Working from the top of the listing below, retype each line through the line containing "ax2 = fig.add_axes([0.152, 0.0935, 0.845, 0.3838])", both included, with no pictures.

═══ DATA

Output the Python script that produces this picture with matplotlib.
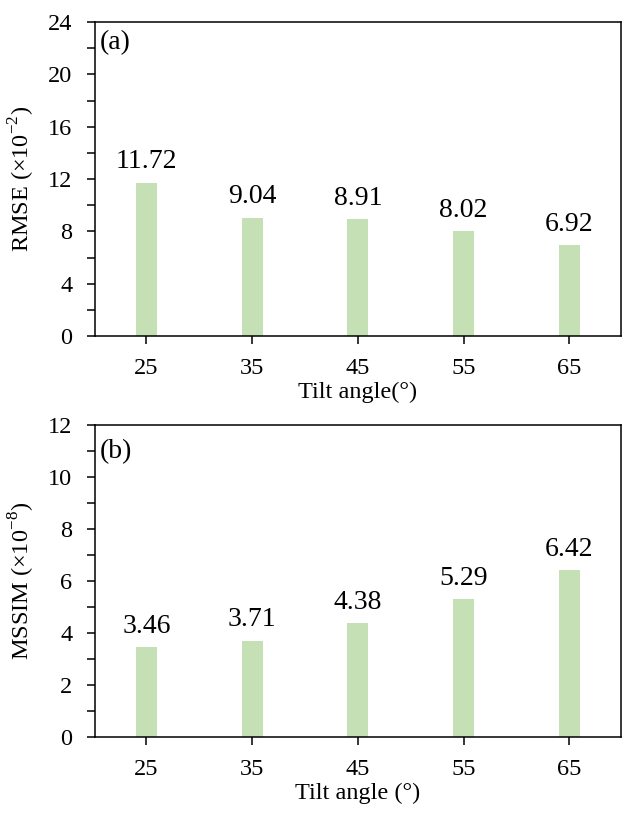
import numpy as np
import matplotlib
matplotlib.use('Agg')
import matplotlib.pyplot as plt
from matplotlib.ticker import MultipleLocator

# tilt angles and the two metrics
angles = ['25', '35', '45', '55', '65']
rmse = [11.72, 9.04, 8.91, 8.02, 6.92]
mssim = [3.46, 3.71, 4.38, 5.29, 6.42]

plt.rcParams['font.family'] = ['Liberation Serif', 'DejaVu Serif']
plt.rcParams['mathtext.fontset'] = 'custom'
plt.rcParams['mathtext.rm'] = 'Liberation Serif'
plt.rcParams['font.size'] = 18
plt.rcParams['axes.linewidth'] = 1.1

bar_color = '#c5e0b4'

fig = plt.figure(figsize=(6.23, 8.13), dpi=100)
ax1 = fig.add_axes([0.152, 0.5867, 0.845, 0.3862])
ax2 = fig.add_axes([0.152, 0.0935, 0.845, 0.3838])

def draw(ax, vals, ymax, major, tag, ylabel, xlabel, tag_y):
    x = np.arange(len(angles))
    bars = ax.bar(x, vals, width=0.2, color=bar_color)
    for b, v in zip(bars, vals):
        ax.annotate('%.2f' % v, (b.get_x() + b.get_width() / 2, v),
                    xytext=(0, 6), textcoords='offset points',
                    ha='center', va='bottom', fontsize=20)
    ax.set_xlim(-0.49, 4.49)
    ax.set_ylim(0, ymax)
    ax.set_xticks(x)
    ax.set_xticklabels(angles)
    ax.yaxis.set_major_locator(MultipleLocator(major))
    ax.yaxis.set_minor_locator(MultipleLocator(major / 2))
    ax.tick_params(axis='both', which='both', direction='out', length=6,
                   width=1.1, labelsize=17.5)
    ax.tick_params(axis='y', pad=10)
    ax.tick_params(axis='x', pad=10)
    ax.set_ylabel(ylabel, fontsize=17.5, labelpad=8)
    ax.set_xlabel(xlabel, fontsize=17.5, labelpad=2)
    ax.text(0.01, tag_y, tag, transform=ax.transAxes, ha='left', va='top',
            fontsize=20)

draw(ax1, rmse, 24, 4, '(a)', r'RMSE ($\times$10$^{-2}$)', 'Tilt angle(°)', 0.975)
draw(ax2, mssim, 12, 2, '(b)', r'MSSIM ($\times$10$^{-8}$)', 'Tilt angle (°)', 0.955)

plt.savefig('out.png', dpi=100)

══════

> _SOLUTION TO THE EXERCISE_
Output the Python script that produces this picture with matplotlib.
import numpy as np
import matplotlib
matplotlib.use('Agg')
import matplotlib.pyplot as plt
from matplotlib.ticker import MultipleLocator

# tilt angles and the two metrics
angles = ['25', '35', '45', '55', '65']
rmse = [11.72, 9.04, 8.91, 8.02, 6.92]
mssim = [3.46, 3.71, 4.38, 5.29, 6.42]

plt.rcParams['font.family'] = ['Liberation Serif', 'DejaVu Serif']
plt.rcParams['mathtext.fontset'] = 'custom'
plt.rcParams['mathtext.rm'] = 'Liberation Serif'
plt.rcParams['font.size'] = 18
plt.rcParams['axes.linewidth'] = 1.1

bar_color = '#c5e0b4'

fig = plt.figure(figsize=(6.23, 8.13), dpi=100)
ax1 = fig.add_axes([0.152, 0.5867, 0.845, 0.3862])
ax2 = fig.add_axes([0.152, 0.0935, 0.845, 0.3838])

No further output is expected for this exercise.